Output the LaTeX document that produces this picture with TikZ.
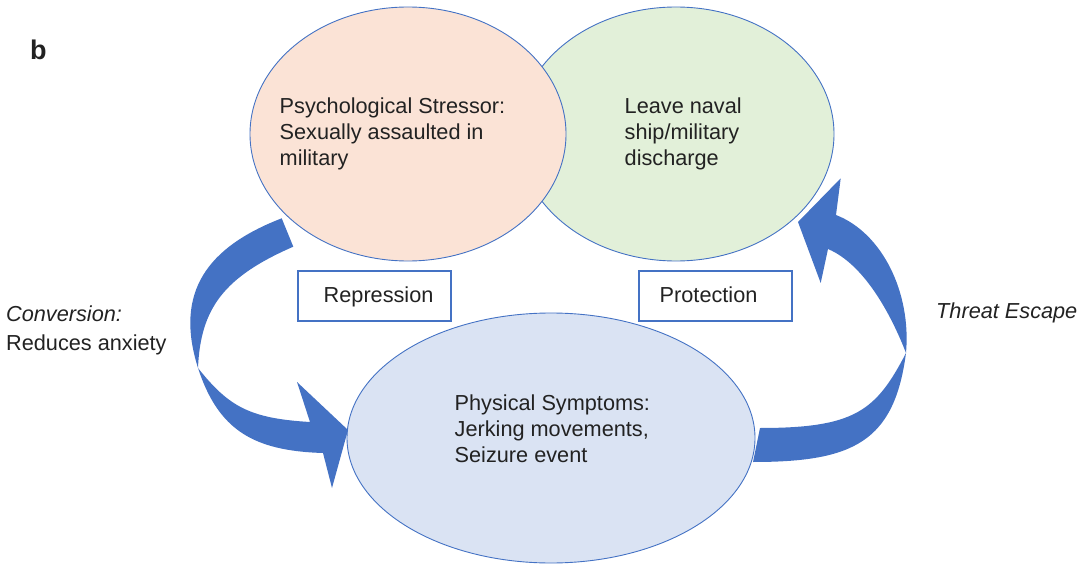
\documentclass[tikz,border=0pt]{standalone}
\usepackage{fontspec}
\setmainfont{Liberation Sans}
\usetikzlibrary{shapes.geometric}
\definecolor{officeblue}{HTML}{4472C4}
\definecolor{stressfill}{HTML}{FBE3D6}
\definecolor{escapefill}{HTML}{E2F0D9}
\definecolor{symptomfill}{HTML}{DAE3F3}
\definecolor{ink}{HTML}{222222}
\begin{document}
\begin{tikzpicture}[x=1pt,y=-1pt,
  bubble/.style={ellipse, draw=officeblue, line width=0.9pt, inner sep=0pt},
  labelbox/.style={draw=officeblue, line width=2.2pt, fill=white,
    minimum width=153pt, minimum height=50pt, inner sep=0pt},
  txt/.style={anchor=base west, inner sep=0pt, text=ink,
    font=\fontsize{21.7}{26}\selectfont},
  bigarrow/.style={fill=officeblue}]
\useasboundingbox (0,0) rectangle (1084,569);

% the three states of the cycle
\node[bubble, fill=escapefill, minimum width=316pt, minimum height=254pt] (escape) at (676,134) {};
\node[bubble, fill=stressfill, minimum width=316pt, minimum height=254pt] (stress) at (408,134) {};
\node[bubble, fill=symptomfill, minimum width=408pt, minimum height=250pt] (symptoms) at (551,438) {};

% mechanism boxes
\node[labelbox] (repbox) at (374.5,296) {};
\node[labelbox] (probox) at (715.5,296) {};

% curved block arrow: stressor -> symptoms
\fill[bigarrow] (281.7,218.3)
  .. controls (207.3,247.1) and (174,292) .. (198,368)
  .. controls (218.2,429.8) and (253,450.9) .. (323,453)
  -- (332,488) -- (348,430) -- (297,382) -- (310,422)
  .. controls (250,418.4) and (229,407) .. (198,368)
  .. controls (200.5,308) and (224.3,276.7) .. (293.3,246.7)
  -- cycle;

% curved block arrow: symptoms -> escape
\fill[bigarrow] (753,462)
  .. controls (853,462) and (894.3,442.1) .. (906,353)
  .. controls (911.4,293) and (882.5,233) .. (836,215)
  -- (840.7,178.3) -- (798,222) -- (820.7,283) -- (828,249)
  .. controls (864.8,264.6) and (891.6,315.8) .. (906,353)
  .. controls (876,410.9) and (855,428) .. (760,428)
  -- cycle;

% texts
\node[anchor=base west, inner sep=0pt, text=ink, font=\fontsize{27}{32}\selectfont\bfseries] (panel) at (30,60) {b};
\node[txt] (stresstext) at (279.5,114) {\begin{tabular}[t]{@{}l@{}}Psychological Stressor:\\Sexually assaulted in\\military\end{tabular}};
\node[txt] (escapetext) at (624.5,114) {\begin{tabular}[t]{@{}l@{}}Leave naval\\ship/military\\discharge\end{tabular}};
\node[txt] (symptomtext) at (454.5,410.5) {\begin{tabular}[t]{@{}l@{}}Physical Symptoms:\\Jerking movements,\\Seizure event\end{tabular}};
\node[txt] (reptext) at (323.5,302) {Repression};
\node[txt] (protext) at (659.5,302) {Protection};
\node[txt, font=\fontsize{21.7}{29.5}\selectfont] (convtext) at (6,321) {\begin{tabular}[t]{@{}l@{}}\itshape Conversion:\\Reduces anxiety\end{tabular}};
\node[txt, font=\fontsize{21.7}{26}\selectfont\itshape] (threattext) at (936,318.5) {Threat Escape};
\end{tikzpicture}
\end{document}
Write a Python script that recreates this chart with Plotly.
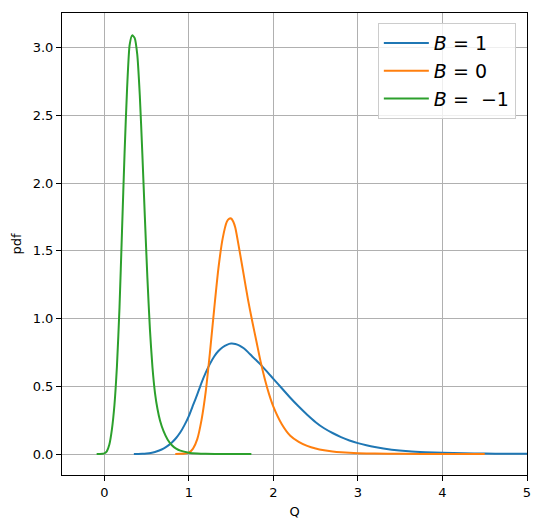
════
Job:
Exactly how many lines of the listing above contain the string "that"? Give no more than the number.

Task response:
2